The Manager believes the long-term risk taking, essential to economic and social progress, is continuing to migrate to private markets. At the end of March 2026, the fund had 41.6% of its assets in 53 unquoted investments, providing exposure to early-stage businesses that investors would not usually be able to gain access to. SpaceX is clearly a key example. Although this increases the level of volatility in the Fund, the Manager believes these investments provide the potential for asymmetric returns, with a maximum 100% loss set against the potential for unlimited upside. The Fund’s private company exposure tends to be weighted to the upper end of the maturity curve, focussed on late-stage private companies which are scaling up and becoming profitable.
The Company recently updated its investment policy to provide the Managers with limited additional flexibility to invest in private companies when the portfolio is above the Fund’s 30% limit, through an additional capacity of up to £250m. This ensures the company is not forced to forgo attractive new or follow-on investment opportunities in exceptional private businesses, while maintaining robust guardrails and oversight.

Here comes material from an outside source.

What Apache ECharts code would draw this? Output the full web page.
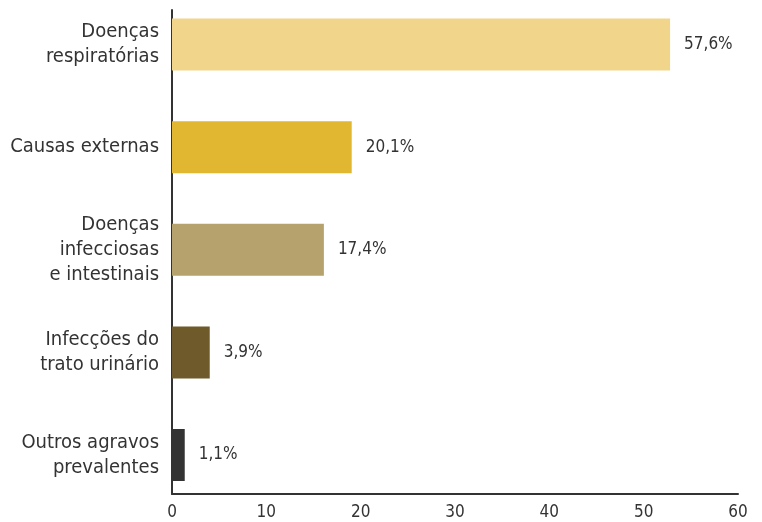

Scottish Mortgage is in a robust financial position. The Fund continues to deploy a ‘strategically appropriate’ level of gearing in the portfolio as the Board believes this offers a potential source of additional value for shareholders over time. However, during the year, the level of gearing naturally reduced to 11% of NAV, reflecting the growth in the portfolio rather than a reduction in absolute borrowing. The Company undertook a number of refinancing actions, maintaining a diversified and flexible debt structure. The overall cost of debt remains low at 3.6%, well below the 10-year Gilt yield.
Although the focus of the Fund is capital growth, the company has committed to paying a small dividend – with these results, a full-year payout of 4.57p has been declared, up 4.3% on last year. The yield is currently 0.3%.
The size of the Fund helps to keep costs low, with an ongoing charge of 0.33% for the year and no performance fees. This is much less than most actively managed funds invested in public equities and significantly less than private equity funds.
Having traded at or around NAV for years, since 2022 the shares have traded at a discount, which widened to around 20% in 2023. In response, the Company has been buying back its shares – more than £3bn since the beginning of 2024 – and as a result the discount to NAV narrowed substantially, although it remained sizeable (9.5%) at the year end. However, more recently, the shares have moved to a premium (currently 8%), driven by the potential upward movement in the perceived value of SpaceX ahead of its IPO. In response, Scottish Mortgage has been issuing shares at a premium since the year end.
Given its growth/technology bias, this equity fund is at risk from falling stock markets, particularly if highly-rated stocks fall out of favour or their valuations are questioned. The use of gearing, combined with investment in private companies, and the concentrated nature of the portfolio also leads to significantly greater volatility compared to the peer group. We note that the 5-year performance track record – 12.8% NAV growth versus 68.2% for the index – still feels the drag of the brutal 2022 growth-stock crash, while during the downturn in 2008/09, both the NAV and the share price fell by around 40%.